> Set task: All the data below goes into the copy word for word, but the pictures don't.

> Source excerpt:

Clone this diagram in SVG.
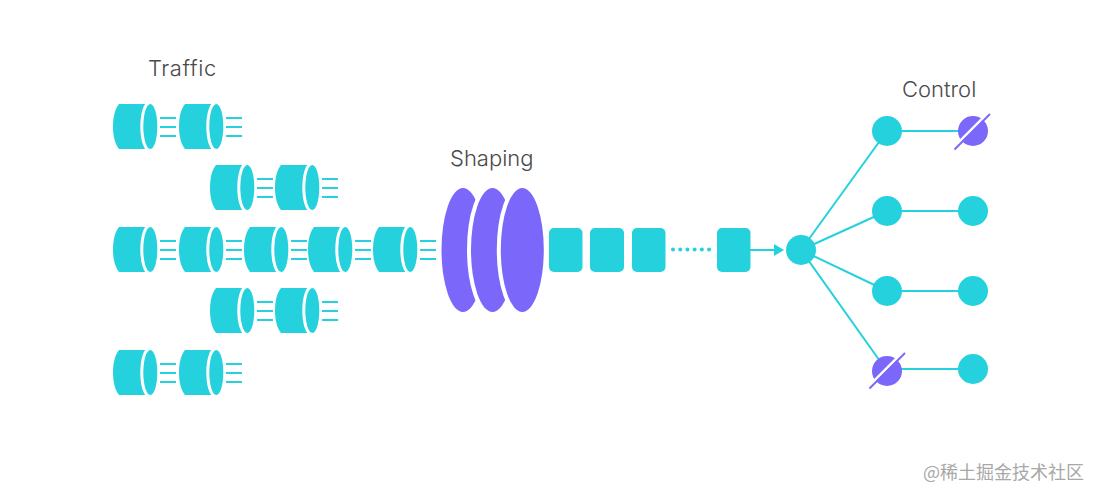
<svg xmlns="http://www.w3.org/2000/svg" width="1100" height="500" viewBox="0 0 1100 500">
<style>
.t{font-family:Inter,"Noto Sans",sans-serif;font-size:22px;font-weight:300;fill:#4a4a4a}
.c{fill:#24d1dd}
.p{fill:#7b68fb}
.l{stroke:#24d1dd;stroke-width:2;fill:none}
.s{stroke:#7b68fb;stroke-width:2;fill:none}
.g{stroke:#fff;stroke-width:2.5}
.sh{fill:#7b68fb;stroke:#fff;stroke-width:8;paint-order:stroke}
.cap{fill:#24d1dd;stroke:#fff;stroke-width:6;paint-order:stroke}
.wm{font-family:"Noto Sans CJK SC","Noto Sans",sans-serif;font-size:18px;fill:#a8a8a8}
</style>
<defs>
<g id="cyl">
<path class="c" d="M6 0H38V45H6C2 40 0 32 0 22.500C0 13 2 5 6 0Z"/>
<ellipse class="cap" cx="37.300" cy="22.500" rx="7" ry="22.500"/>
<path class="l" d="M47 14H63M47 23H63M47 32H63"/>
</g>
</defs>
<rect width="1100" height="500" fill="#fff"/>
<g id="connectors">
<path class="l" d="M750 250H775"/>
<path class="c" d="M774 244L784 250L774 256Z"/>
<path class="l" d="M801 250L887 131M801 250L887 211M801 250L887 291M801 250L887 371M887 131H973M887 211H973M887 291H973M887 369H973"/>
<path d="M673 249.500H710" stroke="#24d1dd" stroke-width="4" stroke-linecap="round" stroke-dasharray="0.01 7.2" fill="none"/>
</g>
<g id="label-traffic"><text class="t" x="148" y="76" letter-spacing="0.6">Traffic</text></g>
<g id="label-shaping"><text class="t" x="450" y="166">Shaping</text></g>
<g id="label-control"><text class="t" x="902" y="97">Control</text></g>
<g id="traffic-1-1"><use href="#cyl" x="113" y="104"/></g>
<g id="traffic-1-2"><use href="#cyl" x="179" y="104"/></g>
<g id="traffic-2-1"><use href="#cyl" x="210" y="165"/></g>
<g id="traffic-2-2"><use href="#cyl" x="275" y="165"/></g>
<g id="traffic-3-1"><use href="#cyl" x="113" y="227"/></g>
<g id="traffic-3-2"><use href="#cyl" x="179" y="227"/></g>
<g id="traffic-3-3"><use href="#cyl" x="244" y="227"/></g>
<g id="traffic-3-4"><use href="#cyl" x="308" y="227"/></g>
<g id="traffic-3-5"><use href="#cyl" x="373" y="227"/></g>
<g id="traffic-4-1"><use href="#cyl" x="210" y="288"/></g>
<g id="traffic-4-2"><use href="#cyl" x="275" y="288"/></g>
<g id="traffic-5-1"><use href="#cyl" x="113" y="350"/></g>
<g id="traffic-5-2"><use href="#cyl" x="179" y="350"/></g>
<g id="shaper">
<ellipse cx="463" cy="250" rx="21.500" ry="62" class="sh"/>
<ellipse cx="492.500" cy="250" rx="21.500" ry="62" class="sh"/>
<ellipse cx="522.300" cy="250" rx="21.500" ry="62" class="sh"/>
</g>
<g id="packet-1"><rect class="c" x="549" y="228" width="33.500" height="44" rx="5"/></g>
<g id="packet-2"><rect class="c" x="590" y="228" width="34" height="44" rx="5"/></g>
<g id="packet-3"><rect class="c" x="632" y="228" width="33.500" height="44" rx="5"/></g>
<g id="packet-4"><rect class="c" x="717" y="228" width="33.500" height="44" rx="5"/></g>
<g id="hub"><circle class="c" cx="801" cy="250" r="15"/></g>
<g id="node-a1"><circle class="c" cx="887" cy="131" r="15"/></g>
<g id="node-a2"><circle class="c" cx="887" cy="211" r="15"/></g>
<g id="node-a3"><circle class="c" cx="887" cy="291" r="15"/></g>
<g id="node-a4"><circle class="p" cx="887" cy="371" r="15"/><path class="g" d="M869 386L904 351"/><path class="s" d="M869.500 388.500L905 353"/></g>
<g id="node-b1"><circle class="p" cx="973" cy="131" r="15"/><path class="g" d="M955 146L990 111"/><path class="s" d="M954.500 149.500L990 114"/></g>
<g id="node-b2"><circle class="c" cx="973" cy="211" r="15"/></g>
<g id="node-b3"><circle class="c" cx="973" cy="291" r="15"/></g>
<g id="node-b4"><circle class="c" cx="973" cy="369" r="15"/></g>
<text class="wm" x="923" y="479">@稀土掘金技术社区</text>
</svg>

> Right answer:
Clone this diagram in SVG.
<svg xmlns="http://www.w3.org/2000/svg" width="1100" height="500" viewBox="0 0 1100 500">
<style>
.t{font-family:Inter,"Noto Sans",sans-serif;font-size:22px;font-weight:300;fill:#4a4a4a}
.c{fill:#24d1dd}
.p{fill:#7b68fb}
.l{stroke:#24d1dd;stroke-width:2;fill:none}
.s{stroke:#7b68fb;stroke-width:2;fill:none}
.g{stroke:#fff;stroke-width:2.5}
.sh{fill:#7b68fb;stroke:#fff;stroke-width:8;paint-order:stroke}
.cap{fill:#24d1dd;stroke:#fff;stroke-width:6;paint-order:stroke}
.wm{font-family:"Noto Sans CJK SC","Noto Sans",sans-serif;font-size:18px;fill:#a8a8a8}
</style>
<defs>
<g id="cyl">
<path class="c" d="M6 0H38V45H6C2 40 0 32 0 22.500C0 13 2 5 6 0Z"/>
<ellipse class="cap" cx="37.300" cy="22.500" rx="7" ry="22.500"/>
<path class="l" d="M47 14H63M47 23H63M47 32H63"/>
</g>
</defs>
<rect width="1100" height="500" fill="#fff"/>
<g id="connectors">
<path class="l" d="M750 250H775"/>
<path class="c" d="M774 244L784 250L774 256Z"/>
<path class="l" d="M801 250L887 131M801 250L887 211M801 250L887 291M801 250L887 371M887 131H973M887 211H973M887 291H973M887 369H973"/>
<path d="M673 249.500H710" stroke="#24d1dd" stroke-width="4" stroke-linecap="round" stroke-dasharray="0.01 7.2" fill="none"/>
</g>
<g id="label-traffic"><text class="t" x="148" y="76" letter-spacing="0.6">Traffic</text></g>
<g id="label-shaping"><text class="t" x="450" y="166">Shaping</text></g>
<g id="label-control"><text class="t" x="902" y="97">Control</text></g>
<g id="traffic-1-1"><use href="#cyl" x="113" y="104"/></g>
<g id="traffic-1-2"><use href="#cyl" x="179" y="104"/></g>
<g id="traffic-2-1"><use href="#cyl" x="210" y="165"/></g>
<g id="traffic-2-2"><use href="#cyl" x="275" y="165"/></g>
<g id="traffic-3-1"><use href="#cyl" x="113" y="227"/></g>
<g id="traffic-3-2"><use href="#cyl" x="179" y="227"/></g>
<g id="traffic-3-3"><use href="#cyl" x="244" y="227"/></g>
<g id="traffic-3-4"><use href="#cyl" x="308" y="227"/></g>
<g id="traffic-3-5"><use href="#cyl" x="373" y="227"/></g>
<g id="traffic-4-1"><use href="#cyl" x="210" y="288"/></g>
<g id="traffic-4-2"><use href="#cyl" x="275" y="288"/></g>
<g id="traffic-5-1"><use href="#cyl" x="113" y="350"/></g>
<g id="traffic-5-2"><use href="#cyl" x="179" y="350"/></g>
<g id="shaper">
<ellipse cx="463" cy="250" rx="21.500" ry="62" class="sh"/>
<ellipse cx="492.500" cy="250" rx="21.500" ry="62" class="sh"/>
<ellipse cx="522.300" cy="250" rx="21.500" ry="62" class="sh"/>
</g>
<g id="packet-1"><rect class="c" x="549" y="228" width="33.500" height="44" rx="5"/></g>
<g id="packet-2"><rect class="c" x="590" y="228" width="34" height="44" rx="5"/></g>
<g id="packet-3"><rect class="c" x="632" y="228" width="33.500" height="44" rx="5"/></g>
<g id="packet-4"><rect class="c" x="717" y="228" width="33.500" height="44" rx="5"/></g>
<g id="hub"><circle class="c" cx="801" cy="250" r="15"/></g>
<g id="node-a1"><circle class="c" cx="887" cy="131" r="15"/></g>
<g id="node-a2"><circle class="c" cx="887" cy="211" r="15"/></g>
<g id="node-a3"><circle class="c" cx="887" cy="291" r="15"/></g>
<g id="node-a4"><circle class="p" cx="887" cy="371" r="15"/><path class="g" d="M869 386L904 351"/><path class="s" d="M869.500 388.500L905 353"/></g>
<g id="node-b1"><circle class="p" cx="973" cy="131" r="15"/><path class="g" d="M955 146L990 111"/><path class="s" d="M954.500 149.500L990 114"/></g>
<g id="node-b2"><circle class="c" cx="973" cy="211" r="15"/></g>
<g id="node-b3"><circle class="c" cx="973" cy="291" r="15"/></g>
<g id="node-b4"><circle class="c" cx="973" cy="369" r="15"/></g>
<text class="wm" x="923" y="479">@稀土掘金技术社区</text>
</svg>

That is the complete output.